◆ Stated goal ◆
Repeat the entire listing exactly as written.

◆ Supplied material ◆
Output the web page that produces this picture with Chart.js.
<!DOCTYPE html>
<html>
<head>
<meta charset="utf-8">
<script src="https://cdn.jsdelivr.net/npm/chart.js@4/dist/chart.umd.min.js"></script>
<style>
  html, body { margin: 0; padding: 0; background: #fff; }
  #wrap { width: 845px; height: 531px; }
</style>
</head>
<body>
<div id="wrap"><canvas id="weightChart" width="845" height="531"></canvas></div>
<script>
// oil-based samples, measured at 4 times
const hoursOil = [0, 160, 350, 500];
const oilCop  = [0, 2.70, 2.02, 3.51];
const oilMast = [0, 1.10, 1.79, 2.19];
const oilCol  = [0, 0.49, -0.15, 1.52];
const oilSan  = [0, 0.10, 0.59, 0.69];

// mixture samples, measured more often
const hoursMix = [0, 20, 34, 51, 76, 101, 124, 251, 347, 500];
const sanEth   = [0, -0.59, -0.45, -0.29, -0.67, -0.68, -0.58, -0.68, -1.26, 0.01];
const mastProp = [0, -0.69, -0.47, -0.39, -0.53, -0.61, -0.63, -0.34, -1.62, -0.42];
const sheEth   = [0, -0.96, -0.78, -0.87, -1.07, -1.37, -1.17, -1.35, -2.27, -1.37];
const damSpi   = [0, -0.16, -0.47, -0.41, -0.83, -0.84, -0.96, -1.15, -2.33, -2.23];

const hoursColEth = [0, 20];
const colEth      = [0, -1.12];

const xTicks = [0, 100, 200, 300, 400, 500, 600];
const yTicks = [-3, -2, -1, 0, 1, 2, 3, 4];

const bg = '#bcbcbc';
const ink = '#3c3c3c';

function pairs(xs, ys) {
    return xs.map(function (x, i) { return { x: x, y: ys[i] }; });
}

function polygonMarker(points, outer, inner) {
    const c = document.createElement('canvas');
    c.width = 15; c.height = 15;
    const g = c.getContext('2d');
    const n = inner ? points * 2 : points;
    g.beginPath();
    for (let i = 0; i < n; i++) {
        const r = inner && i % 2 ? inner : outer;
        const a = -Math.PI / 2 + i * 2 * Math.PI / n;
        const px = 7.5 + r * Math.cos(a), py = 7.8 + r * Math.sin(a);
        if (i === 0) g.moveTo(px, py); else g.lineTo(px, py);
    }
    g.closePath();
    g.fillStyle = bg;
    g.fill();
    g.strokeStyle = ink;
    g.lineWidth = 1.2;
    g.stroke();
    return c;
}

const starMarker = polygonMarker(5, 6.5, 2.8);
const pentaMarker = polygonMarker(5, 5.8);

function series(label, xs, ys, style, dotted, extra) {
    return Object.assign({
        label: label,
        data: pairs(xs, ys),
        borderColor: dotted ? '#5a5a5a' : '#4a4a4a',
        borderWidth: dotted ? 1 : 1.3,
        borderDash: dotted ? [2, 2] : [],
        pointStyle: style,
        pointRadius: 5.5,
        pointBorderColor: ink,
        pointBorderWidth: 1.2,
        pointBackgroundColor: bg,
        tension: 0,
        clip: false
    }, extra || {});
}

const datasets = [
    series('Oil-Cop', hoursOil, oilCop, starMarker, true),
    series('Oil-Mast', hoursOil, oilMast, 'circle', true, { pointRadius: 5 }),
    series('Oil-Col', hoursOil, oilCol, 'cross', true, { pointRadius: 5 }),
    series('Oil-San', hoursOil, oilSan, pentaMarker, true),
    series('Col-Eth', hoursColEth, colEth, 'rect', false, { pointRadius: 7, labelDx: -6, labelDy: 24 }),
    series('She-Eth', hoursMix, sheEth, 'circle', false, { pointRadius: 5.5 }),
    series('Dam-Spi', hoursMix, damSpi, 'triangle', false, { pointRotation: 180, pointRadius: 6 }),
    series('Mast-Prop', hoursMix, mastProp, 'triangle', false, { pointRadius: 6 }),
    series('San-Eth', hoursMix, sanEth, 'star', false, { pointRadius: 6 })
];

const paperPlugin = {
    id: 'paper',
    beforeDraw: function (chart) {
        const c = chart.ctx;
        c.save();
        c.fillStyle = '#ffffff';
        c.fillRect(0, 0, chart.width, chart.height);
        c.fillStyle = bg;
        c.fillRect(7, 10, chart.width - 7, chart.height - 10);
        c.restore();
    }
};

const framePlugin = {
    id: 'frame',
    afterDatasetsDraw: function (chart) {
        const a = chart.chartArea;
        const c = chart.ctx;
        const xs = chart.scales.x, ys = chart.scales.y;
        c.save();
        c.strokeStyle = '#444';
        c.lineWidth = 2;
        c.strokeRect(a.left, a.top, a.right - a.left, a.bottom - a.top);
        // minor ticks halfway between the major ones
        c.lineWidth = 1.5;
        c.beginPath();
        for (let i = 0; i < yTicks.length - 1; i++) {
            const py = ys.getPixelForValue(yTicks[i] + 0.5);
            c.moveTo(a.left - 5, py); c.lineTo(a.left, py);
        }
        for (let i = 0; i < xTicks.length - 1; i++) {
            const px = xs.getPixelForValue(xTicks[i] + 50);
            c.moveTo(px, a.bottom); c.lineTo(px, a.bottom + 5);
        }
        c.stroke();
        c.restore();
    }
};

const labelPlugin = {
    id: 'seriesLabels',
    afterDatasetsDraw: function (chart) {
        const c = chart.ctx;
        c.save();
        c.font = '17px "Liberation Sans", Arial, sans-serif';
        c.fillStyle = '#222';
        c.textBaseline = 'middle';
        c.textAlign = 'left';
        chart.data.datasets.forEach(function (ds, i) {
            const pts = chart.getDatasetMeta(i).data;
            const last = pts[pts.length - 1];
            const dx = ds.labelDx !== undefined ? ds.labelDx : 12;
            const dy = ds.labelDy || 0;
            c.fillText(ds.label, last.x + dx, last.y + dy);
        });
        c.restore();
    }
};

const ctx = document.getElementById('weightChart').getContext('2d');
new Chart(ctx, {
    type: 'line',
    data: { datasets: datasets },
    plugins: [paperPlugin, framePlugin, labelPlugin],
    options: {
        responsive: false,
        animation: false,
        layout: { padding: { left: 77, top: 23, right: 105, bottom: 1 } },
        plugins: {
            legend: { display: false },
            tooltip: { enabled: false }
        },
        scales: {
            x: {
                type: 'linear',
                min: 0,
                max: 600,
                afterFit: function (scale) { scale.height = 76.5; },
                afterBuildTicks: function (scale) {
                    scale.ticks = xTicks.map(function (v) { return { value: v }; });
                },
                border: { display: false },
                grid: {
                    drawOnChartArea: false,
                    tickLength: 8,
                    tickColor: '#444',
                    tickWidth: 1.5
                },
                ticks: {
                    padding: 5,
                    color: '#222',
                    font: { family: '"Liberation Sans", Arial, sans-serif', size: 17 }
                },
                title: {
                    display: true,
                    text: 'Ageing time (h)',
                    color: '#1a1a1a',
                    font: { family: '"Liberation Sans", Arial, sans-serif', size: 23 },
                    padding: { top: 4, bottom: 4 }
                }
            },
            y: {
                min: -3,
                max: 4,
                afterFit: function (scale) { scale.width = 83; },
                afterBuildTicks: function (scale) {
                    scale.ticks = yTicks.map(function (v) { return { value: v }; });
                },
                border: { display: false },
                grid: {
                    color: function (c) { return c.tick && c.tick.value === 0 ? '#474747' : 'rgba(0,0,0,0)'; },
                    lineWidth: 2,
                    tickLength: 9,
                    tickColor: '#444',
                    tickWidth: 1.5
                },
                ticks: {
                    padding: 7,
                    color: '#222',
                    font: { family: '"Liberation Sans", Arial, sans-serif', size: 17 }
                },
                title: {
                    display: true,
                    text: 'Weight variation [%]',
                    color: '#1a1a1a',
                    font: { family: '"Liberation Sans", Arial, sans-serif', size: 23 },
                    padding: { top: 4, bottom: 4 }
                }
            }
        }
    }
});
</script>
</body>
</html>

◆ Solution to this exercise ◆
Output the web page that produces this picture with Chart.js.
<!DOCTYPE html>
<html>
<head>
<meta charset="utf-8">
<script src="https://cdn.jsdelivr.net/npm/chart.js@4/dist/chart.umd.min.js"></script>
<style>
  html, body { margin: 0; padding: 0; background: #fff; }
  #wrap { width: 845px; height: 531px; }
</style>
</head>
<body>
<div id="wrap"><canvas id="weightChart" width="845" height="531"></canvas></div>
<script>
// oil-based samples, measured at 4 times
const hoursOil = [0, 160, 350, 500];
const oilCop  = [0, 2.70, 2.02, 3.51];
const oilMast = [0, 1.10, 1.79, 2.19];
const oilCol  = [0, 0.49, -0.15, 1.52];
const oilSan  = [0, 0.10, 0.59, 0.69];

// mixture samples, measured more often
const hoursMix = [0, 20, 34, 51, 76, 101, 124, 251, 347, 500];
const sanEth   = [0, -0.59, -0.45, -0.29, -0.67, -0.68, -0.58, -0.68, -1.26, 0.01];
const mastProp = [0, -0.69, -0.47, -0.39, -0.53, -0.61, -0.63, -0.34, -1.62, -0.42];
const sheEth   = [0, -0.96, -0.78, -0.87, -1.07, -1.37, -1.17, -1.35, -2.27, -1.37];
const damSpi   = [0, -0.16, -0.47, -0.41, -0.83, -0.84, -0.96, -1.15, -2.33, -2.23];

const hoursColEth = [0, 20];
const colEth      = [0, -1.12];

const xTicks = [0, 100, 200, 300, 400, 500, 600];
const yTicks = [-3, -2, -1, 0, 1, 2, 3, 4];

const bg = '#bcbcbc';
const ink = '#3c3c3c';

function pairs(xs, ys) {
    return xs.map(function (x, i) { return { x: x, y: ys[i] }; });
}

function polygonMarker(points, outer, inner) {
    const c = document.createElement('canvas');
    c.width = 15; c.height = 15;
    const g = c.getContext('2d');
    const n = inner ? points * 2 : points;
    g.beginPath();
    for (let i = 0; i < n; i++) {
        const r = inner && i % 2 ? inner : outer;
        const a = -Math.PI / 2 + i * 2 * Math.PI / n;
        const px = 7.5 + r * Math.cos(a), py = 7.8 + r * Math.sin(a);
        if (i === 0) g.moveTo(px, py); else g.lineTo(px, py);
    }
    g.closePath();
    g.fillStyle = bg;
    g.fill();
    g.strokeStyle = ink;
    g.lineWidth = 1.2;
    g.stroke();
    return c;
}

const starMarker = polygonMarker(5, 6.5, 2.8);
const pentaMarker = polygonMarker(5, 5.8);

function series(label, xs, ys, style, dotted, extra) {
    return Object.assign({
        label: label,
        data: pairs(xs, ys),
        borderColor: dotted ? '#5a5a5a' : '#4a4a4a',
        borderWidth: dotted ? 1 : 1.3,
        borderDash: dotted ? [2, 2] : [],
        pointStyle: style,
        pointRadius: 5.5,
        pointBorderColor: ink,
        pointBorderWidth: 1.2,
        pointBackgroundColor: bg,
        tension: 0,
        clip: false
    }, extra || {});
}

const datasets = [
    series('Oil-Cop', hoursOil, oilCop, starMarker, true),
    series('Oil-Mast', hoursOil, oilMast, 'circle', true, { pointRadius: 5 }),
    series('Oil-Col', hoursOil, oilCol, 'cross', true, { pointRadius: 5 }),
    series('Oil-San', hoursOil, oilSan, pentaMarker, true),
    series('Col-Eth', hoursColEth, colEth, 'rect', false, { pointRadius: 7, labelDx: -6, labelDy: 24 }),
    series('She-Eth', hoursMix, sheEth, 'circle', false, { pointRadius: 5.5 }),
    series('Dam-Spi', hoursMix, damSpi, 'triangle', false, { pointRotation: 180, pointRadius: 6 }),
    series('Mast-Prop', hoursMix, mastProp, 'triangle', false, { pointRadius: 6 }),
    series('San-Eth', hoursMix, sanEth, 'star', false, { pointRadius: 6 })
];

const paperPlugin = {
    id: 'paper',
    beforeDraw: function (chart) {
        const c = chart.ctx;
        c.save();
        c.fillStyle = '#ffffff';
        c.fillRect(0, 0, chart.width, chart.height);
        c.fillStyle = bg;
        c.fillRect(7, 10, chart.width - 7, chart.height - 10);
        c.restore();
    }
};

const framePlugin = {
    id: 'frame',
    afterDatasetsDraw: function (chart) {
        const a = chart.chartArea;
        const c = chart.ctx;
        const xs = chart.scales.x, ys = chart.scales.y;
        c.save();
        c.strokeStyle = '#444';
        c.lineWidth = 2;
        c.strokeRect(a.left, a.top, a.right - a.left, a.bottom - a.top);
        // minor ticks halfway between the major ones
        c.lineWidth = 1.5;
        c.beginPath();
        for (let i = 0; i < yTicks.length - 1; i++) {
            const py = ys.getPixelForValue(yTicks[i] + 0.5);
            c.moveTo(a.left - 5, py); c.lineTo(a.left, py);
        }
        for (let i = 0; i < xTicks.length - 1; i++) {
            const px = xs.getPixelForValue(xTicks[i] + 50);
            c.moveTo(px, a.bottom); c.lineTo(px, a.bottom + 5);
        }
        c.stroke();
        c.restore();
    }
};

const labelPlugin = {
    id: 'seriesLabels',
    afterDatasetsDraw: function (chart) {
        const c = chart.ctx;
        c.save();
        c.font = '17px "Liberation Sans", Arial, sans-serif';
        c.fillStyle = '#222';
        c.textBaseline = 'middle';
        c.textAlign = 'left';
        chart.data.datasets.forEach(function (ds, i) {
            const pts = chart.getDatasetMeta(i).data;
            const last = pts[pts.length - 1];
            const dx = ds.labelDx !== undefined ? ds.labelDx : 12;
            const dy = ds.labelDy || 0;
            c.fillText(ds.label, last.x + dx, last.y + dy);
        });
        c.restore();
    }
};

const ctx = document.getElementById('weightChart').getContext('2d');
new Chart(ctx, {
    type: 'line',
    data: { datasets: datasets },
    plugins: [paperPlugin, framePlugin, labelPlugin],
    options: {
        responsive: false,
        animation: false,
        layout: { padding: { left: 77, top: 23, right: 105, bottom: 1 } },
        plugins: {
            legend: { display: false },
            tooltip: { enabled: false }
        },
        scales: {
            x: {
                type: 'linear',
                min: 0,
                max: 600,
                afterFit: function (scale) { scale.height = 76.5; },
                afterBuildTicks: function (scale) {
                    scale.ticks = xTicks.map(function (v) { return { value: v }; });
                },
                border: { display: false },
                grid: {
                    drawOnChartArea: false,
                    tickLength: 8,
                    tickColor: '#444',
                    tickWidth: 1.5
                },
                ticks: {
                    padding: 5,
                    color: '#222',
                    font: { family: '"Liberation Sans", Arial, sans-serif', size: 17 }
                },
                title: {
                    display: true,
                    text: 'Ageing time (h)',
                    color: '#1a1a1a',
                    font: { family: '"Liberation Sans", Arial, sans-serif', size: 23 },
                    padding: { top: 4, bottom: 4 }
                }
            },
            y: {
                min: -3,
                max: 4,
                afterFit: function (scale) { scale.width = 83; },
                afterBuildTicks: function (scale) {
                    scale.ticks = yTicks.map(function (v) { return { value: v }; });
                },
                border: { display: false },
                grid: {
                    color: function (c) { return c.tick && c.tick.value === 0 ? '#474747' : 'rgba(0,0,0,0)'; },
                    lineWidth: 2,
                    tickLength: 9,
                    tickColor: '#444',
                    tickWidth: 1.5
                },
                ticks: {
                    padding: 7,
                    color: '#222',
                    font: { family: '"Liberation Sans", Arial, sans-serif', size: 17 }
                },
                title: {
                    display: true,
                    text: 'Weight variation [%]',
                    color: '#1a1a1a',
                    font: { family: '"Liberation Sans", Arial, sans-serif', size: 23 },
                    padding: { top: 4, bottom: 4 }
                }
            }
        }
    }
});
</script>
</body>
</html>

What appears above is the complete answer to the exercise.